* Direction:
Pictures excluded, return the lines below from the first through the line holding "import plotly.graph_objects as go".

──────────────────────────────

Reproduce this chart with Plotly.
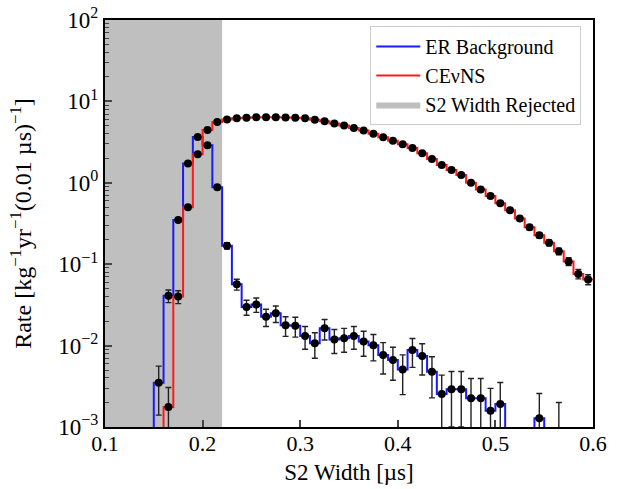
import numpy as np
import plotly.graph_objects as go

# ---------------- data ----------------
bin_width = 0.01
# ER background: bins from 0.15 to 0.60
er_edges_start = 0.15
er_rate = [0.0035, 0.041, 0.35, 1.73, 3.65, 2.89, 0.88, 0.169, 0.0566, 0.0298,
           0.032, 0.0226, 0.0249, 0.0178, 0.0175, 0.0131, 0.0107, 0.0163, 0.0119, 0.0123,
           0.0131, 0.0112, 0.0101, 0.00767, 0.00665, 0.0051, 0.0088, 0.00745, 0.00478, 0.00254,
           0.0029, 0.0029, 0.00225, 0.00225, 0.00158, 0.00192, 0.0, 0.0, 0.0, 0.00128,
           0.0, 0.0, 0.0, 0.0, 0.0]
er_data = [0.0035, 0.041, 0.35, 1.73, 3.65, 2.89, 0.88, 0.169, 0.0566, 0.0298,
           0.032, 0.0226, 0.0249, 0.0178, 0.0175, 0.0131, 0.0107, 0.0163, 0.0119, 0.0123,
           0.0131, 0.0112, 0.0101, 0.00767, 0.00665, 0.0051, 0.0088, 0.00745, 0.00478, 0.00254,
           0.0029, 0.0029, 0.00225, 0.00225, 0.00158, 0.00192, None, None, None, 0.00128,
           None, 0.0006, None, None, None]
er_err = [0.0021, 0.0073, 0.021, 0.047, 0.069, 0.061, 0.034, 0.015, 0.0086, 0.0062,
          0.0064, 0.0054, 0.0057, 0.0048, 0.0048, 0.0041, 0.0037, 0.0046, 0.0039, 0.0040,
          0.0041, 0.0038, 0.0036, 0.0032, 0.0029, 0.0026, 0.0034, 0.0031, 0.0025, 0.0018,
          0.0019, 0.0019, 0.0017, 0.0017, 0.0014, 0.0016, 0, 0, 0, 0.0013,
          0, 0.0014, 0, 0, 0]

# CEvNS: bins from 0.16 to 0.60
cevns_edges_start = 0.16
cevns_rate = [0.00176, 0.040, 0.50, 2.24, 4.45, 5.58, 6.0, 6.2, 6.3, 6.38,
              6.4, 6.4, 6.35, 6.28, 6.2, 5.97, 5.7, 5.37, 5.06, 4.72,
              4.38, 4.0, 3.62, 3.28, 2.98, 2.68, 2.30, 1.96, 1.65, 1.44,
              1.25, 1.0, 0.83, 0.69, 0.56, 0.46, 0.364, 0.284, 0.227, 0.183,
              0.144, 0.108, 0.076, 0.065]
cevns_err = [0.0013, 0.0072, 0.025, 0.054, 0.076, 0.085, 0.088, 0.09, 0.09, 0.091,
             0.091, 0.091, 0.091, 0.09, 0.09, 0.088, 0.086, 0.084, 0.081, 0.078,
             0.075, 0.072, 0.069, 0.065, 0.062, 0.059, 0.055, 0.05, 0.046, 0.043,
             0.04, 0.036, 0.033, 0.03, 0.027, 0.024, 0.022, 0.019, 0.017, 0.015,
             0.0137, 0.0118, 0.0099, 0.0092]

cut_lo, cut_hi = 0.1, 0.22
x_range = [0.1, 0.6]
y_range_exp = [-3, 2]
x_ticks = [0.1, 0.2, 0.3, 0.4, 0.5, 0.6]
y_tick_exps = [-3, -2, -1, 0, 1, 2]

FLOOR = 1e-9  # stands in for empty bins (below the axis)

def step_xy(start, rates, close_right=True):
    n = len(rates)
    edges = [round(start + i * bin_width, 4) for i in range(n + 1)]
    vals = [r if r > 0 else FLOOR for r in rates]
    xs = [edges[0]] + edges[:-1] + [edges[-1]]
    ys = [FLOOR] + vals + [vals[-1]]
    if close_right:
        xs.append(edges[-1])
        ys.append(FLOOR)
    return xs, ys

def centers(start, n):
    return [round(start + (i + 0.5) * bin_width, 4) for i in range(n)]

FONT = "Liberation Serif"
BLUE = "rgb(25,25,255)"
RED = "rgb(255,25,25)"

fig = go.Figure()

# Rejected region
fig.add_trace(go.Scatter(
    x=[cut_lo, cut_hi, cut_hi, cut_lo, cut_lo],
    y=[10 ** y_range_exp[0], 10 ** y_range_exp[0], 10 ** y_range_exp[1], 10 ** y_range_exp[1], 10 ** y_range_exp[0]],
    fill="toself", fillcolor="#bfbfbf", mode="lines", line=dict(width=0, color="#bfbfbf"),
    name="S2 Width Rejected", legendrank=3, hoverinfo="skip"))

ex, ey = step_xy(er_edges_start, er_rate)
fig.add_trace(go.Scatter(x=ex, y=ey, mode="lines", line=dict(color=BLUE, width=2, shape="hv"),
                         name="ER Background", legendrank=1))
cx, cy = step_xy(cevns_edges_start, cevns_rate, close_right=False)
fig.add_trace(go.Scatter(x=cx, y=cy, mode="lines", line=dict(color=RED, width=2, shape="hv"),
                         name="CE\u03bdNS", legendrank=2))

# data points
erc = centers(er_edges_start, len(er_data))
ex_pts = [c for c, d in zip(erc, er_data) if d is not None]
ey_pts = [d for d in er_data if d is not None]
ee_pts = [e for d, e in zip(er_data, er_err) if d is not None]
fig.add_trace(go.Scatter(x=ex_pts, y=ey_pts, mode="markers",
                         marker=dict(color="black", size=8),
                         error_y=dict(type="data", array=ee_pts, color="#222", thickness=1.4, width=3),
                         showlegend=False))
cc = centers(cevns_edges_start, len(cevns_rate))
fig.add_trace(go.Scatter(x=cc, y=cevns_rate, mode="markers",
                         marker=dict(color="black", size=8),
                         error_y=dict(type="data", array=cevns_err, color="#222", thickness=1.4, width=3),
                         showlegend=False))

def sup(e):
    s = str(e).replace("-", "\u2212")
    return f"10<sup>{s}</sup>"

minor_vals = [m * 10 ** e for e in range(y_range_exp[0], y_range_exp[1]) for m in range(2, 10)]

fig.update_layout(
    width=618, height=489,
    margin=dict(l=105, r=25, t=20, b=62, autoexpand=False),
    paper_bgcolor="white", plot_bgcolor="white",
    font=dict(family=FONT, size=22, color="black"),
    showlegend=True,
    legend=dict(x=0.976, y=0.985, xanchor="right", yanchor="top",
                bgcolor="white", bordercolor="#cccccc", borderwidth=1,
                font=dict(family=FONT, size=20), itemwidth=44,
                tracegroupgap=0),
    xaxis=dict(range=x_range, tickvals=x_ticks, ticktext=[f"{v:.1f}" for v in x_ticks],
               ticks="inside", ticklen=7, tickwidth=1.5, showline=True, linewidth=2,
               linecolor="black", mirror=True, showgrid=False, zeroline=False, automargin=False,
               ticklabelstandoff=-4,
               title=dict(text="S2 Width [\u00b5s]", standoff=8, font=dict(size=23)),
               tickfont=dict(size=22)),
    yaxis=dict(type="log", range=y_range_exp, tickvals=[10 ** e for e in y_tick_exps],
               ticktext=[sup(e) for e in y_tick_exps],
               ticks="inside", ticklen=7, tickwidth=1.5, showline=True, linewidth=2,
               linecolor="black", mirror=True, showgrid=False, zeroline=False, automargin=False,
               minor=dict(tickvals=minor_vals, ticks="inside", ticklen=4, tickwidth=1, showgrid=False),
               title=dict(text="Rate [kg<sup>\u22121</sup>yr<sup>\u22121</sup>(0.01 \u00b5s)<sup>\u22121</sup>]",
                          standoff=20, font=dict(size=24)),
               tickfont=dict(size=23)),
)

fig.write_html("out.html")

──────────────────────────────

* Result of the exercise:
Reproduce this chart with Plotly.
import numpy as np
import plotly.graph_objects as go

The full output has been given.